Goal
Return each line of the data below verbatim; pictures are to be left out.

╭──

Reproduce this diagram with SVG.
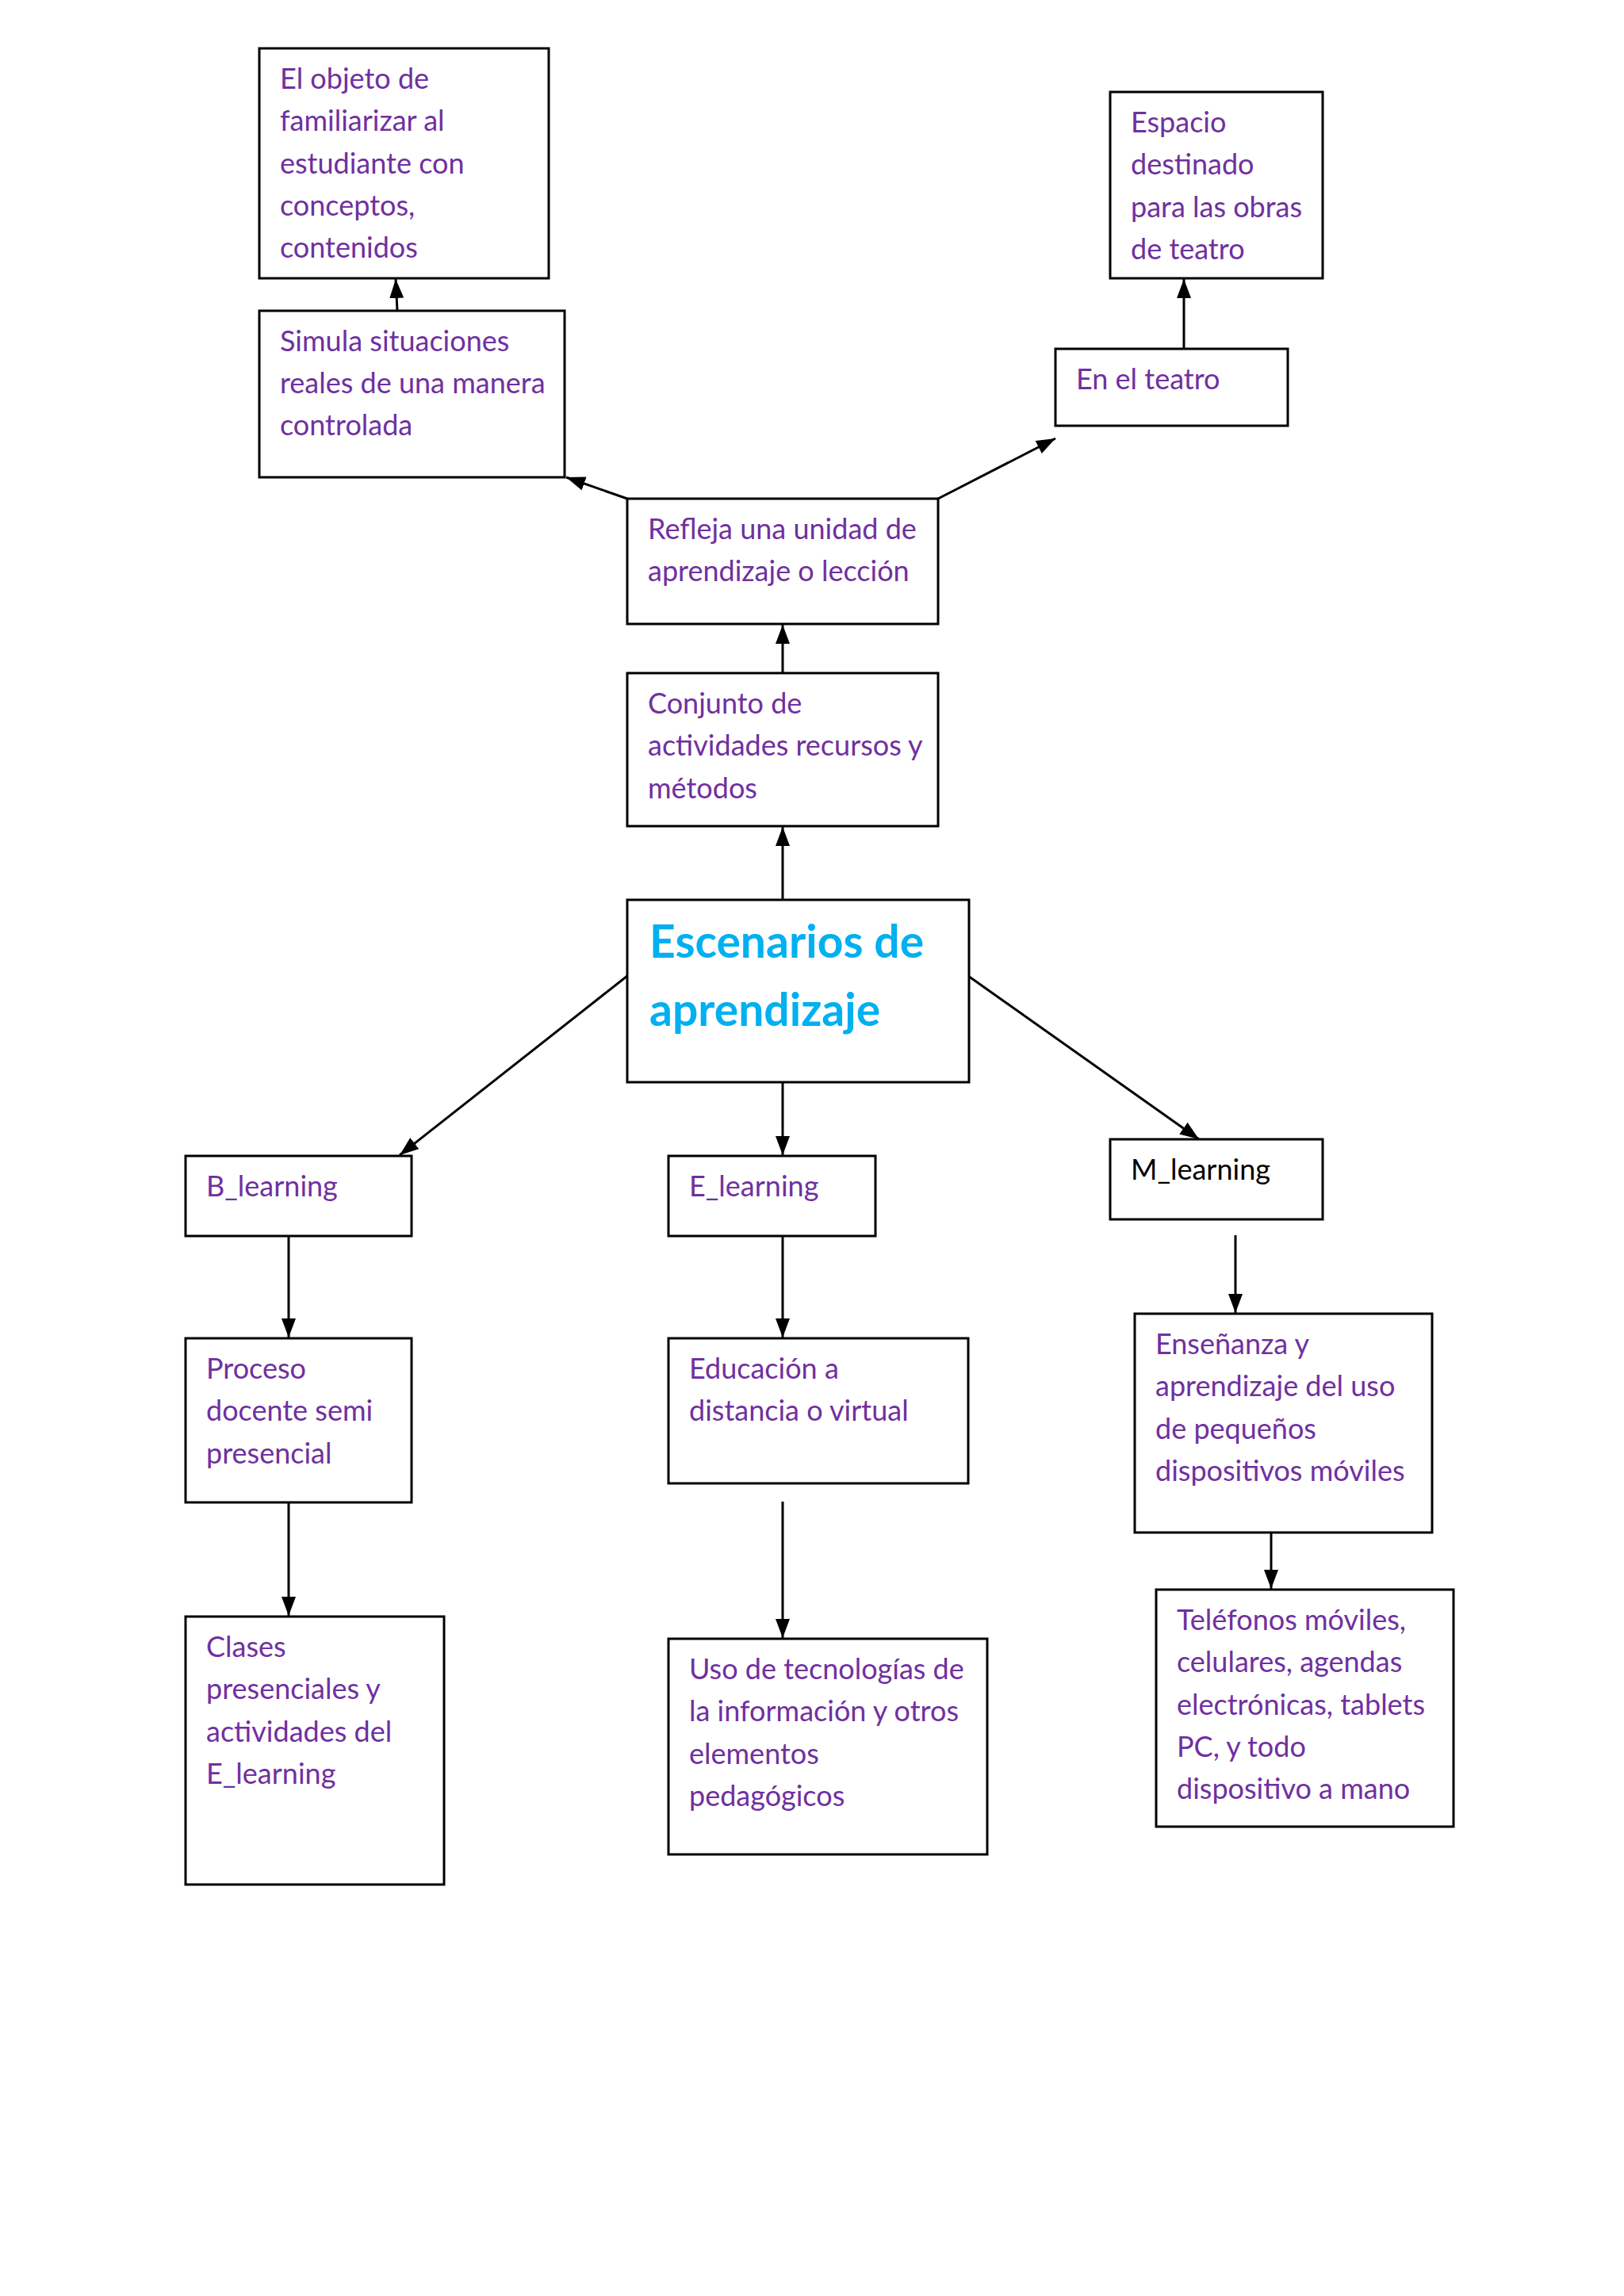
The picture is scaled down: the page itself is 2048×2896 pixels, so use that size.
<svg xmlns="http://www.w3.org/2000/svg" width="2048" height="2896" viewBox="0 0 2048 2896">
<defs>
<marker id="ah" markerUnits="userSpaceOnUse" markerWidth="24" markerHeight="18" refX="24" refY="9" orient="auto">
<path d="M0,0 L24,9 L0,18 z" fill="#000"/>
</marker>
<style>
.box{fill:#fff;stroke:#000;stroke-width:3}
.t{font-family:Lato,"Open Sans","Liberation Sans",sans-serif;font-size:36px;fill:#7030A0}
.k{fill:#000}
.title{font-family:Lato,"Open Sans","Liberation Sans",sans-serif;font-size:57px;font-weight:bold;fill:#00B0F0}
.c{stroke:#000;stroke-width:3;fill:none;marker-end:url(#ah)}
</style>
</defs>
<rect width="2048" height="2896" fill="#fff"/>
<g id="connectors">
<line class="c" x1="501" y1="392" x2="499" y2="352"/>
<line class="c" x1="1493" y1="440" x2="1493" y2="352"/>
<line class="c" x1="791" y1="629" x2="714" y2="602"/>
<line class="c" x1="1183" y1="629" x2="1331" y2="553"/>
<line class="c" x1="987" y1="849" x2="987" y2="788"/>
<line class="c" x1="987" y1="1135" x2="987" y2="1043"/>
<line class="c" x1="791" y1="1231" x2="504" y2="1457"/>
<line class="c" x1="1221" y1="1231" x2="1512" y2="1437"/>
<line class="c" x1="987" y1="1365" x2="987" y2="1457"/>
<line class="c" x1="364" y1="1559" x2="364" y2="1687"/>
<line class="c" x1="364" y1="1895" x2="364" y2="2038"/>
<line class="c" x1="987" y1="1559" x2="987" y2="1687"/>
<line class="c" x1="987" y1="1894" x2="987" y2="2066"/>
<line class="c" x1="1558" y1="1558" x2="1558" y2="1656"/>
<line class="c" x1="1603" y1="1933" x2="1603" y2="2004"/>
</g>
<g id="objeto">
<rect class="box" x="327" y="61" width="365" height="290"/>
<text class="t" x="353" y="112">El objeto de</text>
<text class="t" x="353" y="165">familiarizar al</text>
<text class="t" x="353" y="219">estudiante con</text>
<text class="t" x="353" y="272">conceptos,</text>
<text class="t" x="353" y="325">contenidos</text>
</g>
<g id="espacio">
<rect class="box" x="1400" y="116" width="268" height="235"/>
<text class="t" x="1426" y="167">Espacio</text>
<text class="t" x="1426" y="220">destinado</text>
<text class="t" x="1426" y="274">para las obras</text>
<text class="t" x="1426" y="327">de teatro</text>
</g>
<g id="simula">
<rect class="box" x="327" y="392" width="385" height="210"/>
<text class="t" x="353" y="443">Simula situaciones</text>
<text class="t" x="353" y="496">reales de una manera</text>
<text class="t" x="353" y="549">controlada</text>
</g>
<g id="teatro">
<rect class="box" x="1331" y="440" width="293" height="97"/>
<text class="t" x="1357" y="491">En el teatro</text>
</g>
<g id="refleja">
<rect class="box" x="791" y="629" width="392" height="158"/>
<text class="t" x="817" y="680">Refleja una unidad de</text>
<text class="t" x="817" y="733">aprendizaje o lección</text>
</g>
<g id="conjunto">
<rect class="box" x="791" y="849" width="392" height="193"/>
<text class="t" x="817" y="900">Conjunto de</text>
<text class="t" x="817" y="953">actividades recursos y</text>
<text class="t" x="817" y="1007">métodos</text>
</g>
<g id="central">
<rect class="box" x="791" y="1135" width="431" height="230"/>
<text class="title" x="819" y="1208">Escenarios de</text>
<text class="title" x="819" y="1294">aprendizaje</text>
</g>
<g id="b_learning">
<rect class="box" x="234" y="1458" width="285" height="101"/>
<text class="t" x="260" y="1509">B_learning</text>
</g>
<g id="e_learning">
<rect class="box" x="843" y="1458" width="261" height="101"/>
<text class="t" x="869" y="1509">E_learning</text>
</g>
<g id="m_learning">
<rect class="box" x="1400" y="1437" width="268" height="101"/>
<text class="t k" x="1426" y="1488">M_learning</text>
</g>
<g id="proceso">
<rect class="box" x="234" y="1688" width="285" height="207"/>
<text class="t" x="260" y="1739">Proceso</text>
<text class="t" x="260" y="1792">docente semi</text>
<text class="t" x="260" y="1846">presencial</text>
</g>
<g id="educacion">
<rect class="box" x="843" y="1688" width="378" height="183"/>
<text class="t" x="869" y="1739">Educación a</text>
<text class="t" x="869" y="1792">distancia o virtual</text>
</g>
<g id="ensenanza">
<rect class="box" x="1431" y="1657" width="375" height="276"/>
<text class="t" x="1457" y="1708">Enseñanza y</text>
<text class="t" x="1457" y="1761">aprendizaje del uso</text>
<text class="t" x="1457" y="1815">de pequeños</text>
<text class="t" x="1457" y="1868">dispositivos móviles</text>
</g>
<g id="clases">
<rect class="box" x="234" y="2039" width="326" height="338"/>
<text class="t" x="260" y="2090">Clases</text>
<text class="t" x="260" y="2143">presenciales y</text>
<text class="t" x="260" y="2197">actividades del</text>
<text class="t" x="260" y="2250">E_learning</text>
</g>
<g id="uso">
<rect class="box" x="843" y="2067" width="402" height="272"/>
<text class="t" x="869" y="2118">Uso de tecnologías de</text>
<text class="t" x="869" y="2171">la información y otros</text>
<text class="t" x="869" y="2225">elementos</text>
<text class="t" x="869" y="2278">pedagógicos</text>
</g>
<g id="telefonos">
<rect class="box" x="1458" y="2005" width="375" height="299"/>
<text class="t" x="1484" y="2056">Teléfonos móviles,</text>
<text class="t" x="1484" y="2109">celulares, agendas</text>
<text class="t" x="1484" y="2163">electrónicas, tablets</text>
<text class="t" x="1484" y="2216">PC, y todo</text>
<text class="t" x="1484" y="2269">dispositivo a mano</text>
</g>
</svg>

╰──

Exercise result
Reproduce this diagram with SVG.
The picture is scaled down: the page itself is 2048×2896 pixels, so use that size.
<svg xmlns="http://www.w3.org/2000/svg" width="2048" height="2896" viewBox="0 0 2048 2896">
<defs>
<marker id="ah" markerUnits="userSpaceOnUse" markerWidth="24" markerHeight="18" refX="24" refY="9" orient="auto">
<path d="M0,0 L24,9 L0,18 z" fill="#000"/>
</marker>
<style>
.box{fill:#fff;stroke:#000;stroke-width:3}
.t{font-family:Lato,"Open Sans","Liberation Sans",sans-serif;font-size:36px;fill:#7030A0}
.k{fill:#000}
.title{font-family:Lato,"Open Sans","Liberation Sans",sans-serif;font-size:57px;font-weight:bold;fill:#00B0F0}
.c{stroke:#000;stroke-width:3;fill:none;marker-end:url(#ah)}
</style>
</defs>
<rect width="2048" height="2896" fill="#fff"/>
<g id="connectors">
<line class="c" x1="501" y1="392" x2="499" y2="352"/>
<line class="c" x1="1493" y1="440" x2="1493" y2="352"/>
<line class="c" x1="791" y1="629" x2="714" y2="602"/>
<line class="c" x1="1183" y1="629" x2="1331" y2="553"/>
<line class="c" x1="987" y1="849" x2="987" y2="788"/>
<line class="c" x1="987" y1="1135" x2="987" y2="1043"/>
<line class="c" x1="791" y1="1231" x2="504" y2="1457"/>
<line class="c" x1="1221" y1="1231" x2="1512" y2="1437"/>
<line class="c" x1="987" y1="1365" x2="987" y2="1457"/>
<line class="c" x1="364" y1="1559" x2="364" y2="1687"/>
<line class="c" x1="364" y1="1895" x2="364" y2="2038"/>
<line class="c" x1="987" y1="1559" x2="987" y2="1687"/>
<line class="c" x1="987" y1="1894" x2="987" y2="2066"/>
<line class="c" x1="1558" y1="1558" x2="1558" y2="1656"/>
<line class="c" x1="1603" y1="1933" x2="1603" y2="2004"/>
</g>
<g id="objeto">
<rect class="box" x="327" y="61" width="365" height="290"/>
<text class="t" x="353" y="112">El objeto de</text>
<text class="t" x="353" y="165">familiarizar al</text>
<text class="t" x="353" y="219">estudiante con</text>
<text class="t" x="353" y="272">conceptos,</text>
<text class="t" x="353" y="325">contenidos</text>
</g>
<g id="espacio">
<rect class="box" x="1400" y="116" width="268" height="235"/>
<text class="t" x="1426" y="167">Espacio</text>
<text class="t" x="1426" y="220">destinado</text>
<text class="t" x="1426" y="274">para las obras</text>
<text class="t" x="1426" y="327">de teatro</text>
</g>
<g id="simula">
<rect class="box" x="327" y="392" width="385" height="210"/>
<text class="t" x="353" y="443">Simula situaciones</text>
<text class="t" x="353" y="496">reales de una manera</text>
<text class="t" x="353" y="549">controlada</text>
</g>
<g id="teatro">
<rect class="box" x="1331" y="440" width="293" height="97"/>
<text class="t" x="1357" y="491">En el teatro</text>
</g>
<g id="refleja">
<rect class="box" x="791" y="629" width="392" height="158"/>
<text class="t" x="817" y="680">Refleja una unidad de</text>
<text class="t" x="817" y="733">aprendizaje o lección</text>
</g>
<g id="conjunto">
<rect class="box" x="791" y="849" width="392" height="193"/>
<text class="t" x="817" y="900">Conjunto de</text>
<text class="t" x="817" y="953">actividades recursos y</text>
<text class="t" x="817" y="1007">métodos</text>
</g>
<g id="central">
<rect class="box" x="791" y="1135" width="431" height="230"/>
<text class="title" x="819" y="1208">Escenarios de</text>
<text class="title" x="819" y="1294">aprendizaje</text>
</g>
<g id="b_learning">
<rect class="box" x="234" y="1458" width="285" height="101"/>
<text class="t" x="260" y="1509">B_learning</text>
</g>
<g id="e_learning">
<rect class="box" x="843" y="1458" width="261" height="101"/>
<text class="t" x="869" y="1509">E_learning</text>
</g>
<g id="m_learning">
<rect class="box" x="1400" y="1437" width="268" height="101"/>
<text class="t k" x="1426" y="1488">M_learning</text>
</g>
<g id="proceso">
<rect class="box" x="234" y="1688" width="285" height="207"/>
<text class="t" x="260" y="1739">Proceso</text>
<text class="t" x="260" y="1792">docente semi</text>
<text class="t" x="260" y="1846">presencial</text>
</g>
<g id="educacion">
<rect class="box" x="843" y="1688" width="378" height="183"/>
<text class="t" x="869" y="1739">Educación a</text>
<text class="t" x="869" y="1792">distancia o virtual</text>
</g>
<g id="ensenanza">
<rect class="box" x="1431" y="1657" width="375" height="276"/>
<text class="t" x="1457" y="1708">Enseñanza y</text>
<text class="t" x="1457" y="1761">aprendizaje del uso</text>
<text class="t" x="1457" y="1815">de pequeños</text>
<text class="t" x="1457" y="1868">dispositivos móviles</text>
</g>
<g id="clases">
<rect class="box" x="234" y="2039" width="326" height="338"/>
<text class="t" x="260" y="2090">Clases</text>
<text class="t" x="260" y="2143">presenciales y</text>
<text class="t" x="260" y="2197">actividades del</text>
<text class="t" x="260" y="2250">E_learning</text>
</g>
<g id="uso">
<rect class="box" x="843" y="2067" width="402" height="272"/>
<text class="t" x="869" y="2118">Uso de tecnologías de</text>
<text class="t" x="869" y="2171">la información y otros</text>
<text class="t" x="869" y="2225">elementos</text>
<text class="t" x="869" y="2278">pedagógicos</text>
</g>
<g id="telefonos">
<rect class="box" x="1458" y="2005" width="375" height="299"/>
<text class="t" x="1484" y="2056">Teléfonos móviles,</text>
<text class="t" x="1484" y="2109">celulares, agendas</text>
<text class="t" x="1484" y="2163">electrónicas, tablets</text>
<text class="t" x="1484" y="2216">PC, y todo</text>
<text class="t" x="1484" y="2269">dispositivo a mano</text>
</g>
</svg>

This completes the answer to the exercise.